Supplied data:

[Start]

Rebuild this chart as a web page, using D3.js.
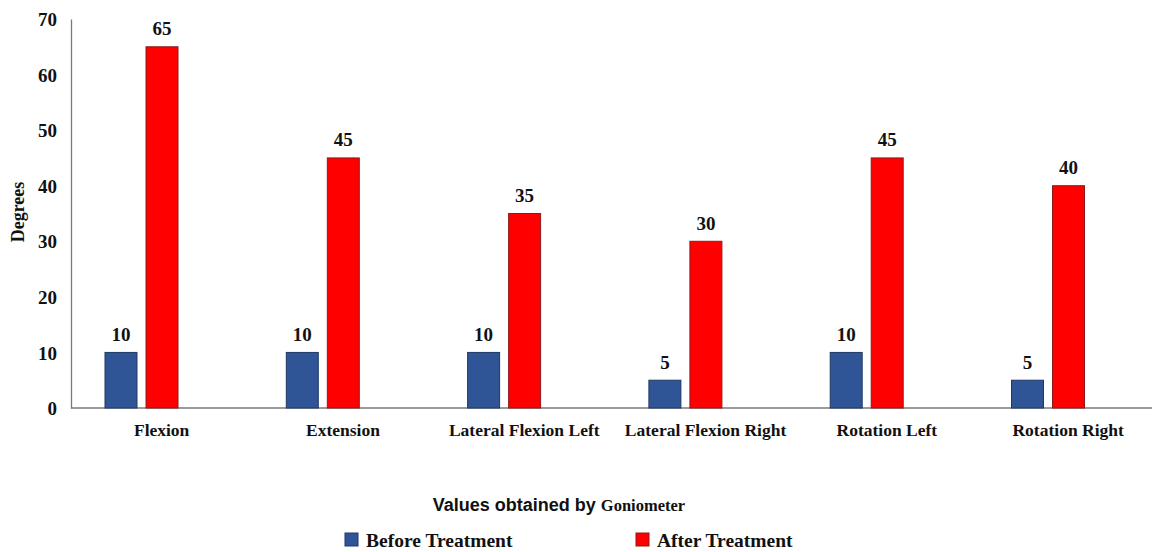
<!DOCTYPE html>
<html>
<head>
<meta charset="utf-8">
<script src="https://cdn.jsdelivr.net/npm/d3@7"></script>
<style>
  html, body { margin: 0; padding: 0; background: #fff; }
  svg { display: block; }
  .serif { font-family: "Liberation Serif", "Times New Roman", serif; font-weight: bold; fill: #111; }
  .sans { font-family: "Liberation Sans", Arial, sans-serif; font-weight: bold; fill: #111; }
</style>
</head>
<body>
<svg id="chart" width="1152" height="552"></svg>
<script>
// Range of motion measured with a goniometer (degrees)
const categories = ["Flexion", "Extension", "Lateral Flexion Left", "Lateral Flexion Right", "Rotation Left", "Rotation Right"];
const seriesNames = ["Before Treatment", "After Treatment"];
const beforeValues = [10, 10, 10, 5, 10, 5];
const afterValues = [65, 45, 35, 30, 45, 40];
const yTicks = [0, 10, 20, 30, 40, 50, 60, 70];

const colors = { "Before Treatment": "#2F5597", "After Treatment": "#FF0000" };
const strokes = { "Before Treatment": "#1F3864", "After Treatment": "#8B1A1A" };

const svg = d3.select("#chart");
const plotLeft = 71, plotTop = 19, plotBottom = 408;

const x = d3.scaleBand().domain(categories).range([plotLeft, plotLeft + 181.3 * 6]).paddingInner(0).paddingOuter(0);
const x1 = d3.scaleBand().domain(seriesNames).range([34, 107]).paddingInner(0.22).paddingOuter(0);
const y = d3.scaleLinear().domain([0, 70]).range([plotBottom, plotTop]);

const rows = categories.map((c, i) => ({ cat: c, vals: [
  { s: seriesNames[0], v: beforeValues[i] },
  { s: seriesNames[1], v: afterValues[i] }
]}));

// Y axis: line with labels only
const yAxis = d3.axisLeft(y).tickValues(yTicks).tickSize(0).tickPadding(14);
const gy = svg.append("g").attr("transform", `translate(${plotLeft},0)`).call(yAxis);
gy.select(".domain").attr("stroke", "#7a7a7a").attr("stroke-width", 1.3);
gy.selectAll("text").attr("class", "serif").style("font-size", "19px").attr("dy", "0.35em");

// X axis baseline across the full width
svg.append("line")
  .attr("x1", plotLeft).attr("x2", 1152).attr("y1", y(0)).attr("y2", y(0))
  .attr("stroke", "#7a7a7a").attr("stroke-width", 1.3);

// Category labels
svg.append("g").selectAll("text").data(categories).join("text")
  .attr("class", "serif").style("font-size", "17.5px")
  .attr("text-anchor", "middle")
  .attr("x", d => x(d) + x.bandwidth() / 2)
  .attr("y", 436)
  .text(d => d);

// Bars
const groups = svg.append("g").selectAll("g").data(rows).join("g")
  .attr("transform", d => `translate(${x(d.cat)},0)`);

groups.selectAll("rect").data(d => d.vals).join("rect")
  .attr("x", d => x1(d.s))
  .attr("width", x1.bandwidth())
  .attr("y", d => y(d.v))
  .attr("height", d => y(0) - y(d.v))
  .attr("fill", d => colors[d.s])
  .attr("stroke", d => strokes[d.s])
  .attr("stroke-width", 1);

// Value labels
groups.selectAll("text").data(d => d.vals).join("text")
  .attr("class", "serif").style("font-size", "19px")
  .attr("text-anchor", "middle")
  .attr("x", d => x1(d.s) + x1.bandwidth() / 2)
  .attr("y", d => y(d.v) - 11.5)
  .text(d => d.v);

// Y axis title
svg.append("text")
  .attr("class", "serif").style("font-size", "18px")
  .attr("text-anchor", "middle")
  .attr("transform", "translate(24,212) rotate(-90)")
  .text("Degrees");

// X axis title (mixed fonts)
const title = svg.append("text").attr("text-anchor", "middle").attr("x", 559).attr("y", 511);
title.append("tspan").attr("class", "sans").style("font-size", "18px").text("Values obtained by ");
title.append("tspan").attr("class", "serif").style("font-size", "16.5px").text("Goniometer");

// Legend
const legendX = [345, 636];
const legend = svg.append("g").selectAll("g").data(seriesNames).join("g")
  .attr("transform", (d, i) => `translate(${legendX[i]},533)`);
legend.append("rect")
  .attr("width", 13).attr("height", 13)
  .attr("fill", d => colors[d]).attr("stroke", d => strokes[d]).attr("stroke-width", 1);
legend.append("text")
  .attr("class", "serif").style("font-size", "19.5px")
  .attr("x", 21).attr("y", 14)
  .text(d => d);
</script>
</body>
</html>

[End]

Problem requirements:
Copy the listing exactly. Any image in it stays out of the copy.

Result for this task:
Rebuild this chart as a web page, using D3.js.
<!DOCTYPE html>
<html>
<head>
<meta charset="utf-8">
<script src="https://cdn.jsdelivr.net/npm/d3@7"></script>
<style>
  html, body { margin: 0; padding: 0; background: #fff; }
  svg { display: block; }
  .serif { font-family: "Liberation Serif", "Times New Roman", serif; font-weight: bold; fill: #111; }
  .sans { font-family: "Liberation Sans", Arial, sans-serif; font-weight: bold; fill: #111; }
</style>
</head>
<body>
<svg id="chart" width="1152" height="552"></svg>
<script>
// Range of motion measured with a goniometer (degrees)
const categories = ["Flexion", "Extension", "Lateral Flexion Left", "Lateral Flexion Right", "Rotation Left", "Rotation Right"];
const seriesNames = ["Before Treatment", "After Treatment"];
const beforeValues = [10, 10, 10, 5, 10, 5];
const afterValues = [65, 45, 35, 30, 45, 40];
const yTicks = [0, 10, 20, 30, 40, 50, 60, 70];

const colors = { "Before Treatment": "#2F5597", "After Treatment": "#FF0000" };
const strokes = { "Before Treatment": "#1F3864", "After Treatment": "#8B1A1A" };

const svg = d3.select("#chart");
const plotLeft = 71, plotTop = 19, plotBottom = 408;

const x = d3.scaleBand().domain(categories).range([plotLeft, plotLeft + 181.3 * 6]).paddingInner(0).paddingOuter(0);
const x1 = d3.scaleBand().domain(seriesNames).range([34, 107]).paddingInner(0.22).paddingOuter(0);
const y = d3.scaleLinear().domain([0, 70]).range([plotBottom, plotTop]);

const rows = categories.map((c, i) => ({ cat: c, vals: [
  { s: seriesNames[0], v: beforeValues[i] },
  { s: seriesNames[1], v: afterValues[i] }
]}));

// Y axis: line with labels only
const yAxis = d3.axisLeft(y).tickValues(yTicks).tickSize(0).tickPadding(14);
const gy = svg.append("g").attr("transform", `translate(${plotLeft},0)`).call(yAxis);
gy.select(".domain").attr("stroke", "#7a7a7a").attr("stroke-width", 1.3);
gy.selectAll("text").attr("class", "serif").style("font-size", "19px").attr("dy", "0.35em");

// X axis baseline across the full width
svg.append("line")
  .attr("x1", plotLeft).attr("x2", 1152).attr("y1", y(0)).attr("y2", y(0))
  .attr("stroke", "#7a7a7a").attr("stroke-width", 1.3);

// Category labels
svg.append("g").selectAll("text").data(categories).join("text")
  .attr("class", "serif").style("font-size", "17.5px")
  .attr("text-anchor", "middle")
  .attr("x", d => x(d) + x.bandwidth() / 2)
  .attr("y", 436)
  .text(d => d);

// Bars
const groups = svg.append("g").selectAll("g").data(rows).join("g")
  .attr("transform", d => `translate(${x(d.cat)},0)`);

groups.selectAll("rect").data(d => d.vals).join("rect")
  .attr("x", d => x1(d.s))
  .attr("width", x1.bandwidth())
  .attr("y", d => y(d.v))
  .attr("height", d => y(0) - y(d.v))
  .attr("fill", d => colors[d.s])
  .attr("stroke", d => strokes[d.s])
  .attr("stroke-width", 1);

// Value labels
groups.selectAll("text").data(d => d.vals).join("text")
  .attr("class", "serif").style("font-size", "19px")
  .attr("text-anchor", "middle")
  .attr("x", d => x1(d.s) + x1.bandwidth() / 2)
  .attr("y", d => y(d.v) - 11.5)
  .text(d => d.v);

// Y axis title
svg.append("text")
  .attr("class", "serif").style("font-size", "18px")
  .attr("text-anchor", "middle")
  .attr("transform", "translate(24,212) rotate(-90)")
  .text("Degrees");

// X axis title (mixed fonts)
const title = svg.append("text").attr("text-anchor", "middle").attr("x", 559).attr("y", 511);
title.append("tspan").attr("class", "sans").style("font-size", "18px").text("Values obtained by ");
title.append("tspan").attr("class", "serif").style("font-size", "16.5px").text("Goniometer");

// Legend
const legendX = [345, 636];
const legend = svg.append("g").selectAll("g").data(seriesNames).join("g")
  .attr("transform", (d, i) => `translate(${legendX[i]},533)`);
legend.append("rect")
  .attr("width", 13).attr("height", 13)
  .attr("fill", d => colors[d]).attr("stroke", d => strokes[d]).attr("stroke-width", 1);
legend.append("text")
  .attr("class", "serif").style("font-size", "19.5px")
  .attr("x", 21).attr("y", 14)
  .text(d => d);
</script>
</body>
</html>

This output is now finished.